- What you will do -
Reproduce every record below exactly as written, leaving out any pictures.

- Data provided -
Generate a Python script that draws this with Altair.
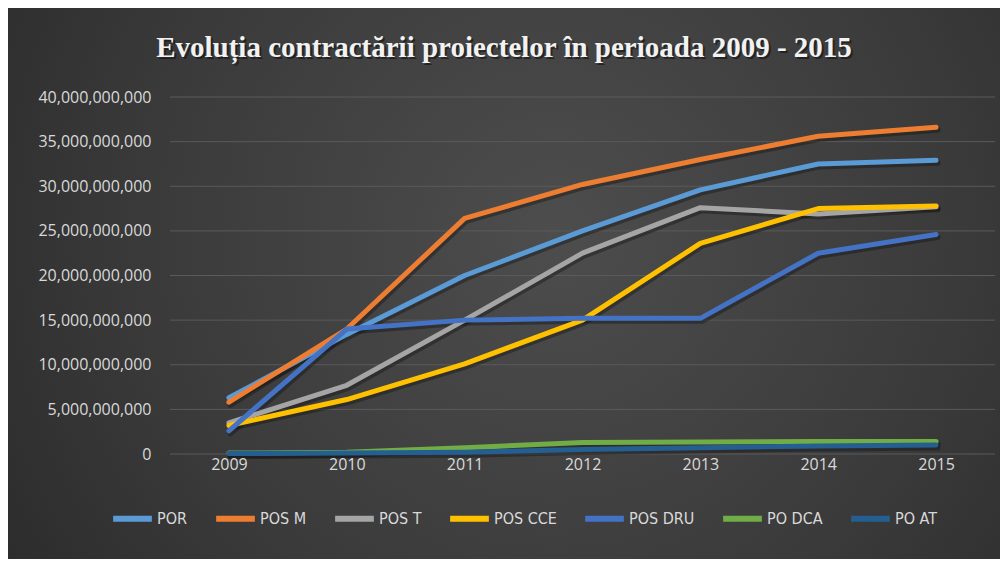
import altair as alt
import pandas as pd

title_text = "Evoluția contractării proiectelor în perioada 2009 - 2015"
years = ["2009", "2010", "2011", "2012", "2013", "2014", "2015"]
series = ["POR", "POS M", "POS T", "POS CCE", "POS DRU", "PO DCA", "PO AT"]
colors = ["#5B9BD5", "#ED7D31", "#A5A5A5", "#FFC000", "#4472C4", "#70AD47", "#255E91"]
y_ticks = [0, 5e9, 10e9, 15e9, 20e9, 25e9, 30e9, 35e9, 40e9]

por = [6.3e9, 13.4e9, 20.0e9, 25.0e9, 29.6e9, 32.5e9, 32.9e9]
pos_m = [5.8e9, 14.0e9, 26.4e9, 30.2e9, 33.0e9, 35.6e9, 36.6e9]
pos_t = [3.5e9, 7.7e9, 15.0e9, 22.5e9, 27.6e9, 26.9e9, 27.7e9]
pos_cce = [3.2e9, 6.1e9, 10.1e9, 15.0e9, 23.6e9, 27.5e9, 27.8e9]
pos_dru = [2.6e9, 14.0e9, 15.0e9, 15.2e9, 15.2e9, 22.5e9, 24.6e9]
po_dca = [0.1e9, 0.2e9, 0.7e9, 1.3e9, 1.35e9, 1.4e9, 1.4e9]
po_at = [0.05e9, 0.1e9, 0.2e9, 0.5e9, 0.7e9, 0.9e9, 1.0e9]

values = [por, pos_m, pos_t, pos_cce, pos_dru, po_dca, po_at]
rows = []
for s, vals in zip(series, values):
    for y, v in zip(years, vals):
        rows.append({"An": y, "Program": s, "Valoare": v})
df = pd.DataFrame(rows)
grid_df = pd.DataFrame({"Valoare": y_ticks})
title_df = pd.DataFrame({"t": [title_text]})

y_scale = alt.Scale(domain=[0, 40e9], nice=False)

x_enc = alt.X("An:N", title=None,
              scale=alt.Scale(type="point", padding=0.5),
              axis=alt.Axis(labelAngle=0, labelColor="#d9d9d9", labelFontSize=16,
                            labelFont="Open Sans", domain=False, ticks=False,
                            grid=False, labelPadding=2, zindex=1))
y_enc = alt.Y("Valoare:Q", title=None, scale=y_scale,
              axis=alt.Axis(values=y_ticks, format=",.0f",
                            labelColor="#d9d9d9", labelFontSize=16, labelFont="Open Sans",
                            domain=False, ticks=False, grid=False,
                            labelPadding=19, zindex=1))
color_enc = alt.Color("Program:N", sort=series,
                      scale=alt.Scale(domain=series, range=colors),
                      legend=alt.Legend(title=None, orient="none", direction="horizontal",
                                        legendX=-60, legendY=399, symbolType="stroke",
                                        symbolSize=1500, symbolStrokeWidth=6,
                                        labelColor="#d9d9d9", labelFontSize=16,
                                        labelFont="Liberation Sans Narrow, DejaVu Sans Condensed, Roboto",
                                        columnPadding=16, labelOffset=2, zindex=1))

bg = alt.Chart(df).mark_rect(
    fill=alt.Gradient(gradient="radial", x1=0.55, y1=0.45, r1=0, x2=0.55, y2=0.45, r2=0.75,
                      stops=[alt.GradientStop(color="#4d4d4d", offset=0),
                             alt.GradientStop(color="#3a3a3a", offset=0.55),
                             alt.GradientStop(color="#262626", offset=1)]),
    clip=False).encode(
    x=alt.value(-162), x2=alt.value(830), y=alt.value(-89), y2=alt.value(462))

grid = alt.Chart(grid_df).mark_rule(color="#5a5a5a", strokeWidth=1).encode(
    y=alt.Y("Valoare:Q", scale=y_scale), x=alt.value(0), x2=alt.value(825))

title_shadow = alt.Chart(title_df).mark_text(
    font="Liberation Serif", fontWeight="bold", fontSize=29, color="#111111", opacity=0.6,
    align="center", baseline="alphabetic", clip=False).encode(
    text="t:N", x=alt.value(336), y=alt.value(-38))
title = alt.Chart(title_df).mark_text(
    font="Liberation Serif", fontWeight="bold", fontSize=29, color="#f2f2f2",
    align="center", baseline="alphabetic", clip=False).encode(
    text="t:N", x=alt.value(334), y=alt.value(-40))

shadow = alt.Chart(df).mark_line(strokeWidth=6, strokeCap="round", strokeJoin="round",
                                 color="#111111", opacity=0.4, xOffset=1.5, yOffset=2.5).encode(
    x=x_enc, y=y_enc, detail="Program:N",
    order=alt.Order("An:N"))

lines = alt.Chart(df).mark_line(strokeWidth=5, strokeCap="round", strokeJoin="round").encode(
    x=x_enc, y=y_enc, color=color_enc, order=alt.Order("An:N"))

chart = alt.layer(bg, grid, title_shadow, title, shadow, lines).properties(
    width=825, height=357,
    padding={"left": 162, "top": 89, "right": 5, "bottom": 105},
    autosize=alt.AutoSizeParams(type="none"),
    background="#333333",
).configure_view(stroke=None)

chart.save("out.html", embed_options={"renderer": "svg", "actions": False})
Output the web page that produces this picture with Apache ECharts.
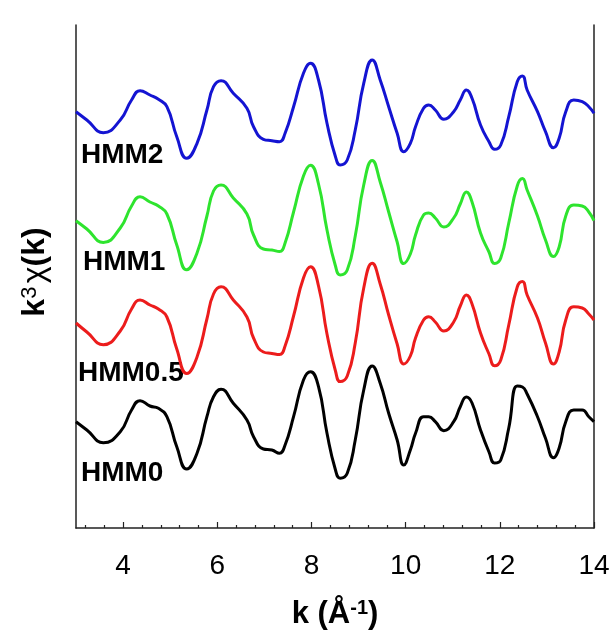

- Problem solution -
Generate a Python script that draws this with Altair.
import altair as alt
import pandas as pd

title_text = "Evoluția contractării proiectelor în perioada 2009 - 2015"
years = ["2009", "2010", "2011", "2012", "2013", "2014", "2015"]
series = ["POR", "POS M", "POS T", "POS CCE", "POS DRU", "PO DCA", "PO AT"]
colors = ["#5B9BD5", "#ED7D31", "#A5A5A5", "#FFC000", "#4472C4", "#70AD47", "#255E91"]
y_ticks = [0, 5e9, 10e9, 15e9, 20e9, 25e9, 30e9, 35e9, 40e9]

por = [6.3e9, 13.4e9, 20.0e9, 25.0e9, 29.6e9, 32.5e9, 32.9e9]
pos_m = [5.8e9, 14.0e9, 26.4e9, 30.2e9, 33.0e9, 35.6e9, 36.6e9]
pos_t = [3.5e9, 7.7e9, 15.0e9, 22.5e9, 27.6e9, 26.9e9, 27.7e9]
pos_cce = [3.2e9, 6.1e9, 10.1e9, 15.0e9, 23.6e9, 27.5e9, 27.8e9]
pos_dru = [2.6e9, 14.0e9, 15.0e9, 15.2e9, 15.2e9, 22.5e9, 24.6e9]
po_dca = [0.1e9, 0.2e9, 0.7e9, 1.3e9, 1.35e9, 1.4e9, 1.4e9]
po_at = [0.05e9, 0.1e9, 0.2e9, 0.5e9, 0.7e9, 0.9e9, 1.0e9]

values = [por, pos_m, pos_t, pos_cce, pos_dru, po_dca, po_at]
rows = []
for s, vals in zip(series, values):
    for y, v in zip(years, vals):
        rows.append({"An": y, "Program": s, "Valoare": v})
df = pd.DataFrame(rows)
grid_df = pd.DataFrame({"Valoare": y_ticks})
title_df = pd.DataFrame({"t": [title_text]})

y_scale = alt.Scale(domain=[0, 40e9], nice=False)

x_enc = alt.X("An:N", title=None,
              scale=alt.Scale(type="point", padding=0.5),
              axis=alt.Axis(labelAngle=0, labelColor="#d9d9d9", labelFontSize=16,
                            labelFont="Open Sans", domain=False, ticks=False,
                            grid=False, labelPadding=2, zindex=1))
y_enc = alt.Y("Valoare:Q", title=None, scale=y_scale,
              axis=alt.Axis(values=y_ticks, format=",.0f",
                            labelColor="#d9d9d9", labelFontSize=16, labelFont="Open Sans",
                            domain=False, ticks=False, grid=False,
                            labelPadding=19, zindex=1))
color_enc = alt.Color("Program:N", sort=series,
                      scale=alt.Scale(domain=series, range=colors),
                      legend=alt.Legend(title=None, orient="none", direction="horizontal",
                                        legendX=-60, legendY=399, symbolType="stroke",
                                        symbolSize=1500, symbolStrokeWidth=6,
                                        labelColor="#d9d9d9", labelFontSize=16,
                                        labelFont="Liberation Sans Narrow, DejaVu Sans Condensed, Roboto",
                                        columnPadding=16, labelOffset=2, zindex=1))

bg = alt.Chart(df).mark_rect(
    fill=alt.Gradient(gradient="radial", x1=0.55, y1=0.45, r1=0, x2=0.55, y2=0.45, r2=0.75,
                      stops=[alt.GradientStop(color="#4d4d4d", offset=0),
                             alt.GradientStop(color="#3a3a3a", offset=0.55),
                             alt.GradientStop(color="#262626", offset=1)]),
    clip=False).encode(
    x=alt.value(-162), x2=alt.value(830), y=alt.value(-89), y2=alt.value(462))

grid = alt.Chart(grid_df).mark_rule(color="#5a5a5a", strokeWidth=1).encode(
    y=alt.Y("Valoare:Q", scale=y_scale), x=alt.value(0), x2=alt.value(825))

title_shadow = alt.Chart(title_df).mark_text(
    font="Liberation Serif", fontWeight="bold", fontSize=29, color="#111111", opacity=0.6,
    align="center", baseline="alphabetic", clip=False).encode(
    text="t:N", x=alt.value(336), y=alt.value(-38))
title = alt.Chart(title_df).mark_text(
    font="Liberation Serif", fontWeight="bold", fontSize=29, color="#f2f2f2",
    align="center", baseline="alphabetic", clip=False).encode(
    text="t:N", x=alt.value(334), y=alt.value(-40))

shadow = alt.Chart(df).mark_line(strokeWidth=6, strokeCap="round", strokeJoin="round",
                                 color="#111111", opacity=0.4, xOffset=1.5, yOffset=2.5).encode(
    x=x_enc, y=y_enc, detail="Program:N",
    order=alt.Order("An:N"))

lines = alt.Chart(df).mark_line(strokeWidth=5, strokeCap="round", strokeJoin="round").encode(
    x=x_enc, y=y_enc, color=color_enc, order=alt.Order("An:N"))

chart = alt.layer(bg, grid, title_shadow, title, shadow, lines).properties(
    width=825, height=357,
    padding={"left": 162, "top": 89, "right": 5, "bottom": 105},
    autosize=alt.AutoSizeParams(type="none"),
    background="#333333",
).configure_view(stroke=None)

chart.save("out.html", embed_options={"renderer": "svg", "actions": False})
Output the web page that produces this picture with Apache ECharts.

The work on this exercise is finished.